As attorneys, mediators or negotiators we are in the communication business. Our success or failure is directly related to what we say and how we say it. How we communicate determines in large part whether people see us as “civil,” “competent,” “credible,” “professional’ and “ethical.” This is true of both the spoken and written word, but it is especially true of our oral communication. When we write, we have time to deliberate and make fine distinctions. When we speak, we are in a linguistic sense flying by the seat of our pants. No word or phrase means the same thing every time or in every circumstance, and speech on a subconscious level can be irreversible. When the choice of language results in the creation or aggravation of conflict, there is something linguistically amiss with the speaker, the listener, or both. In this and future blogs, we are going to talk about the way we talk.
Using the science of discourse analysis, we are going to work toward an increased sensitivity to language as a tool of conflict resolution. We begin with problems inherent with familiar forms of address. In our zeal to develop a friendly atmosphere with others, can we get too familiar too fast and under the wrong circumstances and thereby end up being counter-productive?
Most Indo-European languages have both formal and familiar forms of address. German is a good example. In German there are two words for “you.” “Sie” is used when talking to adults you know only casually, in business situations, with colleagues, and any time you have doubts about the degree of intimacy. “Du” is used when talking to family members, close friends and children under the age of twelve. German speakers can become very uncomfortable or insulted if the sie/du rules are broken.
A problem in English is that our familiar forms for addressing another person (“thou,” “thee”, “thine” and “thy”) has died out. To distinguish between formal and familiar situations English speakers resort to titles and first names (“Mr.” Brown versus “Bob”). We still retain, however, a very real, subconscious aversion to violation of the formal/familiar rules of address. Generally speaking, older persons are more apt to be offended by the use of their first name in non-intimate settings than younger persons – but some situations can render the use of a first name offensive to persons regardless of age. A younger speaker talking to an elderly listener:
a great many elderly persons grew up in a society where the formal/familiar dichotomy was strictly observed in speaking with elders. Members of racial minorities:
Historically, Afro-Americans were routinely called by their first names as a signal of subservient status. The use of the first name was in and of itself a badge of disrespect. Many Afro-Americans (and members of some other minorities) retain an aversion to the use of their first names in non-intimate settings. The problem can be compounded when addressing elder members of minorities.

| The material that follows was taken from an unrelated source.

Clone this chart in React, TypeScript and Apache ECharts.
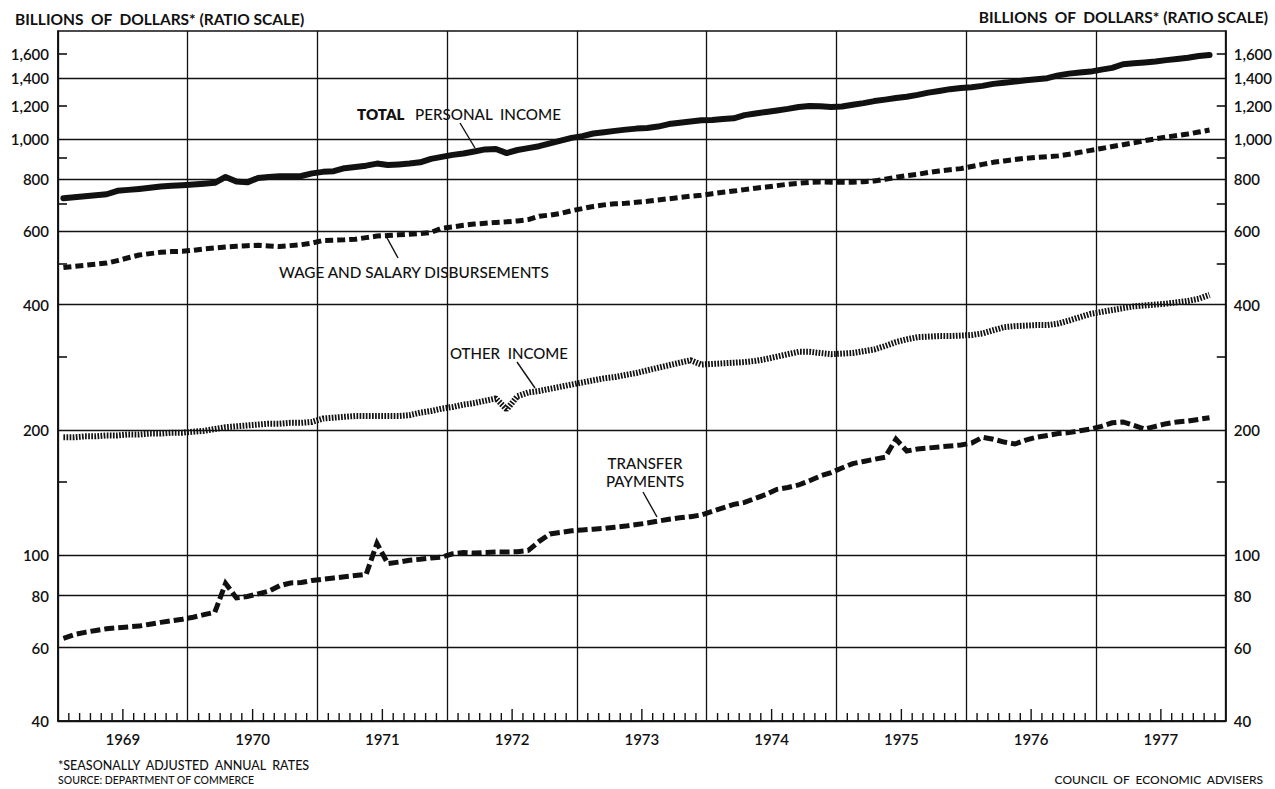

In settings of disparate economic or social status:
The use of first names across groups occupying divergent economic or social strata can prove offensive to persons in the lower strata. It may be seen not as an egalitarian effort but as an assertion of superiority by the speaker. In settings where the familiar form (first name) is applied to some individuals while titles (“Mr.”) are applied to others:
It is not uncommon in mediations or other group settings to have professionals or other persons who protocol requires to be referred by their title (“Dr.” “Professor,” Senator,” “Captain,” etc.). Any speaker using a title for these persons but referring to others by their first names runs the risk of having the untitled persons resent the unequal treatment.
Launching into the use of first names too early:
We have all heard some person, as soon as a group convenes, insist that we all call one another by our respective first names. This misunderstands the formal/familiar dichotomy. The right to call someone by their first name, linguistically speaking, derives from status determined over some period of time – even if it is a short period. It is not a right that can be established by decree. In every discourse there will come a time when the parties feel comfortable switching from the formal to the familiar. Skillful speakers begin with the formal and watch for an appropriate time for moving from the formal to the familiar: “Do you mind if we use our first names?” This usually occurs after a significant period of interaction – during which some degree of bonding or intimacy has been established.
In summary, the appropriateness of familiar address is highly situational. Any speaker who carelessly assumes that the automatic use of first names is an endearing or egalitarian exercise may impede conflict resolution.